Investor confidence in China has declined due to the ongoing trade tensions between the United States and China, Director of IMF’s Monetary and Capital Markets Department, Tobias Adrian, said on Wednesday, October 10.

Trade tensions driven by tit-for-tat tariffs by the duo were one of the key issues highlighted during IMF’s launching of the fall 2018 Global Financial Stability Report yesterday. As explained, the most likely impact of the brewing tensions is on the investor confidence.

“What we have seen already in China is that financial conditions have tightened significantly this year, and the trade tensions are one of the factors that have led to this decline in investor confidence in China. Of course, the Chinese authorities have started to undertake expansionary monetary and fiscal policies in order to offset this shock to confidence,” Adrian pointed out.

He added that certain companies particularly exposed to trade – Chinese companies relying on exports to the U.S. or U.S. companies that are relying on exports to China – have underperformed relative to the broader market in the U.S. or respectively in China.

“But broadly in the U.S., financial conditions do remain easy, and the danger is that at some point those trade tensions are going to adversely impact investor confidence, hence global financial conditions.
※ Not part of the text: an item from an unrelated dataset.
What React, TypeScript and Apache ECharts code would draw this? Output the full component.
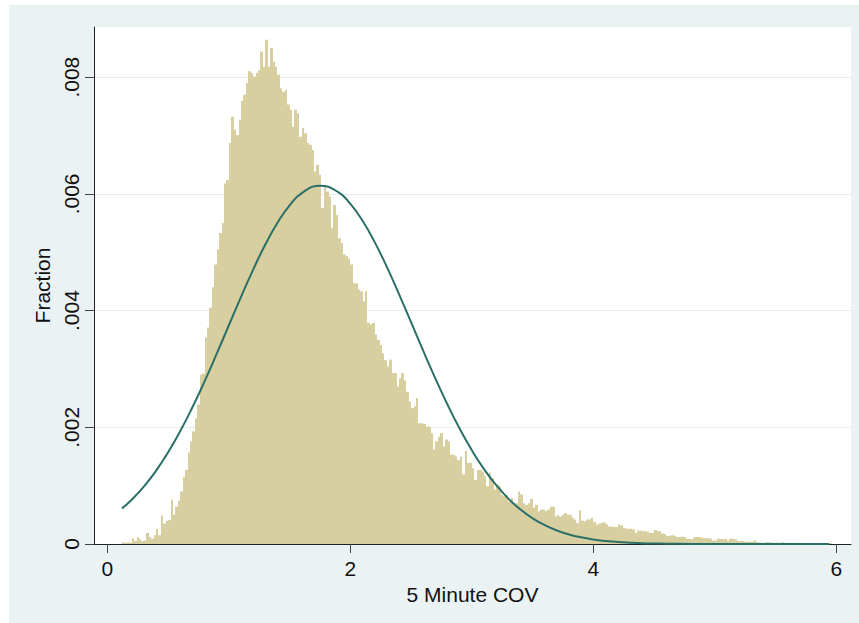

And we know from economic analysis that those confidence shocks can have significant adverse consequences for macroeconomic activity,” Adrian further stressed.

The latest byproduct of the trade war is that China has frozen its crude oil imports from the U.S.

Even though crude oil was left out from the recent wave of tariffs between, the country’s seaborne exports of crude oil to China dropped to zero in August, BIMCO’s data shows.

In 2017, Chinese imports accounted to 23% of total US crude oil exports. In 2018, that number was 22% during the first seven months.

Furthermore, the dry bulk market is also feeling the impact, with U.S. exports of soya beans declining significantly.

The IMF report finds that the global economic expansion remains strong, supported by easy monetary policy.

“However, financial imbalances continue to build up, and the new financial system remains untested. Short-term risks to financial stability have increased, and risks in the medium term remain elevated. So, while there are reasons for optimism, this is no time for complacency,” Adrian said.

“Since our last report six months ago, the balance of risk in the economy has shifted to the downside. Global growth has plateaued. Trade tensions have escalated. Some emerging markets have experienced capital outflows and asset price pressures.”